*Exercise inputs*

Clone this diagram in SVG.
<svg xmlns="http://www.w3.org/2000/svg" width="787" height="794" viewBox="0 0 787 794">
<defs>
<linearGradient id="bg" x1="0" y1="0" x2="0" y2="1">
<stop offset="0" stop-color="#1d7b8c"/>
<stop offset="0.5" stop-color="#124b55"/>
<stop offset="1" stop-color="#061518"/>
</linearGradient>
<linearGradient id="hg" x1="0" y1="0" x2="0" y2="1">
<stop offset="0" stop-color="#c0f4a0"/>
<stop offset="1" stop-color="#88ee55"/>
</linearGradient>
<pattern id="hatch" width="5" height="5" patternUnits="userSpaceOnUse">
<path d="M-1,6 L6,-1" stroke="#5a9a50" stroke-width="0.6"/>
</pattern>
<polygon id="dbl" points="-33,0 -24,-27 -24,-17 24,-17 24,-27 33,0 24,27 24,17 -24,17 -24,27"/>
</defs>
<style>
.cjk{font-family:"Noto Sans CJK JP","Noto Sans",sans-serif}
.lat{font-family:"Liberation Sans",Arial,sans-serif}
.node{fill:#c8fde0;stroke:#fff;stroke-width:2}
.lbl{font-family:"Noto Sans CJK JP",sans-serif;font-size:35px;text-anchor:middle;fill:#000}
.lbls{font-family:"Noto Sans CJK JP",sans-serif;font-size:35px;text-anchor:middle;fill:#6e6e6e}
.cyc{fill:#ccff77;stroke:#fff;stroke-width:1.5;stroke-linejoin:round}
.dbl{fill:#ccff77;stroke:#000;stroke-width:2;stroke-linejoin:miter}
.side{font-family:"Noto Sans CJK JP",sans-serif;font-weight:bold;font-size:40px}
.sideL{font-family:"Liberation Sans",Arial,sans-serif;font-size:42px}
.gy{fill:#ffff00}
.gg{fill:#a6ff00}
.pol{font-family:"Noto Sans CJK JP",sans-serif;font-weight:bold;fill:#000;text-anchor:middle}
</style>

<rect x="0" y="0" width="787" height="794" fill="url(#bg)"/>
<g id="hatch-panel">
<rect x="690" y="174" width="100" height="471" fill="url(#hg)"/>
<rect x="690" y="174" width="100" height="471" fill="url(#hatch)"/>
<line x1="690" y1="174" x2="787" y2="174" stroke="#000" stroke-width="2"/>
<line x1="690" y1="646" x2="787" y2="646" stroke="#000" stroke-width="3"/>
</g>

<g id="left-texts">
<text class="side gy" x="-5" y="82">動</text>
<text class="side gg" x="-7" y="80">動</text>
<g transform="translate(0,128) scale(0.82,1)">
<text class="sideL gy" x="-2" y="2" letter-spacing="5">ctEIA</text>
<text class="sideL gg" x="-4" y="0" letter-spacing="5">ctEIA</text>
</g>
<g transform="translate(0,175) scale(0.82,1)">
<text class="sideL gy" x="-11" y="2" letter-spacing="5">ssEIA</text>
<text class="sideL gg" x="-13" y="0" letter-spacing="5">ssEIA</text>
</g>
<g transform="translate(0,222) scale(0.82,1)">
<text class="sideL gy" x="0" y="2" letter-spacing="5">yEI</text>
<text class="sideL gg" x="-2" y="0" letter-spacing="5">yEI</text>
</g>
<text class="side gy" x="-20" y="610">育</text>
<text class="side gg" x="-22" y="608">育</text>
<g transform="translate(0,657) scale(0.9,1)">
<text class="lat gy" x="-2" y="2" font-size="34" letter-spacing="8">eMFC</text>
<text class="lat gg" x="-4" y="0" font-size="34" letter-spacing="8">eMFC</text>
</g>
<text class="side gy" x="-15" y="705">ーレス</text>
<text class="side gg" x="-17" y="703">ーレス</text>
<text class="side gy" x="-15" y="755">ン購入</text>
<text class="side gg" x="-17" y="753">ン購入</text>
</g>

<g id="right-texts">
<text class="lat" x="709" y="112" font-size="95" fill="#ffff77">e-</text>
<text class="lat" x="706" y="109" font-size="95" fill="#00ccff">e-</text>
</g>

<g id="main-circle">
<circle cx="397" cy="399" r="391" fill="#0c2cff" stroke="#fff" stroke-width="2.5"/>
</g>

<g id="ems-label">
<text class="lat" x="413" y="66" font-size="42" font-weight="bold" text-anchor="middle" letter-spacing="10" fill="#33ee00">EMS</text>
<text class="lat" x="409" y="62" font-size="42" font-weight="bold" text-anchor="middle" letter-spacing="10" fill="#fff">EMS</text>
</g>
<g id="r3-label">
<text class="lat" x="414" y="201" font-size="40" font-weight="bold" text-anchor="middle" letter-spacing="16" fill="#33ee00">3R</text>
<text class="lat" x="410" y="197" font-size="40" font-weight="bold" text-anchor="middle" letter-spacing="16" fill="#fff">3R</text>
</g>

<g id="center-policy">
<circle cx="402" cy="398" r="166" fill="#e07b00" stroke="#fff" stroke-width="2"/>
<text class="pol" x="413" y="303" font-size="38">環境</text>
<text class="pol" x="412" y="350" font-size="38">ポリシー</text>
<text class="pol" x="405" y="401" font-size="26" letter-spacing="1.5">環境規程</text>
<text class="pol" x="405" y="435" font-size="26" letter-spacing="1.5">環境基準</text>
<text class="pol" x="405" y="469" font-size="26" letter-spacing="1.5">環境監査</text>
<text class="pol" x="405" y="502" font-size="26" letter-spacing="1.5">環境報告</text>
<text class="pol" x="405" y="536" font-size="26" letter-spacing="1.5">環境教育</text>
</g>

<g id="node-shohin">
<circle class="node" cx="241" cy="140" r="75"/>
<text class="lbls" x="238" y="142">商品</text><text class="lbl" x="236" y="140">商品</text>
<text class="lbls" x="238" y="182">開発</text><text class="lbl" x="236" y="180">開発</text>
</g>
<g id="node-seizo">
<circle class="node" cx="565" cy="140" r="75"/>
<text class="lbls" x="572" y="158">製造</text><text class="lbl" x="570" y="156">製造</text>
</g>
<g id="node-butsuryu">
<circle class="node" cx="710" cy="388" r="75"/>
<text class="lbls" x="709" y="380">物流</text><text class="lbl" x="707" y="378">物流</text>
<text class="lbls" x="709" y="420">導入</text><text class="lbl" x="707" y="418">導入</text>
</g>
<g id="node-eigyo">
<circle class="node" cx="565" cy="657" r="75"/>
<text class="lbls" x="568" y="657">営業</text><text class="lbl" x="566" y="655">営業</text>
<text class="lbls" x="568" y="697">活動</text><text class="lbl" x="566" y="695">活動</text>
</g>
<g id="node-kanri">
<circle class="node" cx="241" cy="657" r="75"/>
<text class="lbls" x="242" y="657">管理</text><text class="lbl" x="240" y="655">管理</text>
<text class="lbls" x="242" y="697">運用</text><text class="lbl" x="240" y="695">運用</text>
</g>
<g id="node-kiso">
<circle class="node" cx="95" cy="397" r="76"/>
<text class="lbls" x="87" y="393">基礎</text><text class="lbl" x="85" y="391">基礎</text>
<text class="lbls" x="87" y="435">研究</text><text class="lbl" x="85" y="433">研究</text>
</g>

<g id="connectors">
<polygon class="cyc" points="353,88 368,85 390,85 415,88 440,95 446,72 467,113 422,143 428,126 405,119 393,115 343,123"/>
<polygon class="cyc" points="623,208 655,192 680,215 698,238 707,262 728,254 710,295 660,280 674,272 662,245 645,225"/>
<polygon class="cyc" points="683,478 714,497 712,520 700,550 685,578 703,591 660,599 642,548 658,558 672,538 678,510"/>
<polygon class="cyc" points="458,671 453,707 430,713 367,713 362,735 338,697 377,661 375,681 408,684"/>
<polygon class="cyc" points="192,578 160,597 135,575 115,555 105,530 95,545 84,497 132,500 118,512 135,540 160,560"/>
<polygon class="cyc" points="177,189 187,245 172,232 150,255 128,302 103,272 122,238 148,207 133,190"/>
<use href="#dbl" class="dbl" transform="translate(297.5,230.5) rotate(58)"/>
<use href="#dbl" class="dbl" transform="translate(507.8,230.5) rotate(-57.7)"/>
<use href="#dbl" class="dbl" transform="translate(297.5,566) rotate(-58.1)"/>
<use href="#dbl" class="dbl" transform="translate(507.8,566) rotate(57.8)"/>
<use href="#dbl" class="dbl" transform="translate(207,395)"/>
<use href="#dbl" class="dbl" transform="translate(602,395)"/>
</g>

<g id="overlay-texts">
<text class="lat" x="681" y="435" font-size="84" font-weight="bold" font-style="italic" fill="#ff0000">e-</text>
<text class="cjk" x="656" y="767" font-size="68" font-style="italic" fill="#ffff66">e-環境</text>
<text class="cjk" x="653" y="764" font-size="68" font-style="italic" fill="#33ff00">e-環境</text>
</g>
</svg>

==

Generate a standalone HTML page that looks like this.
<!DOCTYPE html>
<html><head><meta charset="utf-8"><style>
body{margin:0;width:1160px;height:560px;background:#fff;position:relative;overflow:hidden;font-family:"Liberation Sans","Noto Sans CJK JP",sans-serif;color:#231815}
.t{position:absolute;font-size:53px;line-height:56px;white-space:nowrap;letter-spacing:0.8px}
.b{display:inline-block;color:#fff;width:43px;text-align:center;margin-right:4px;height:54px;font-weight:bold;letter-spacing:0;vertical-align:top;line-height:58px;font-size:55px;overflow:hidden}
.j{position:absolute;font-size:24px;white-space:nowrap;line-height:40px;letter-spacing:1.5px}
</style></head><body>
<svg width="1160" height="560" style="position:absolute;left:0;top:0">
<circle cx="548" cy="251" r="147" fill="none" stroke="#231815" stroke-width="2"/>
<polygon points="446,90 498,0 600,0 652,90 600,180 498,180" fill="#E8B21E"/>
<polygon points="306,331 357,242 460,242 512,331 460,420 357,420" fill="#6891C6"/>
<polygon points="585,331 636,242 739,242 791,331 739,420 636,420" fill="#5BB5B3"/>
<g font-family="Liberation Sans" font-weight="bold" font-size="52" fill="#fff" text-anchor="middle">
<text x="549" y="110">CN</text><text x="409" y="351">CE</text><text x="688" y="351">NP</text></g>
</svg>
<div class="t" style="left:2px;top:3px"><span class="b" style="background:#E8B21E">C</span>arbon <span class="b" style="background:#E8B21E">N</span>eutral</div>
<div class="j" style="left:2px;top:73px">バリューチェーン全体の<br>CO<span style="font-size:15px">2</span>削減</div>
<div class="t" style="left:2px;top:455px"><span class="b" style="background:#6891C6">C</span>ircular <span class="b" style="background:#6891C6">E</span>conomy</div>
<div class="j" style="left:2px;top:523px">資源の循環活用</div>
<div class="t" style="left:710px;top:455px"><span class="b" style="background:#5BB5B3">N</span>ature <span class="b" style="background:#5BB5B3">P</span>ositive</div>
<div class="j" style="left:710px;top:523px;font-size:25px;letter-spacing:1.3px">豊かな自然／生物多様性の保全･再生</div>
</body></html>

*Request*
Each line that holds the string "this" counts once; give the total and nothing else.

*The answer*
2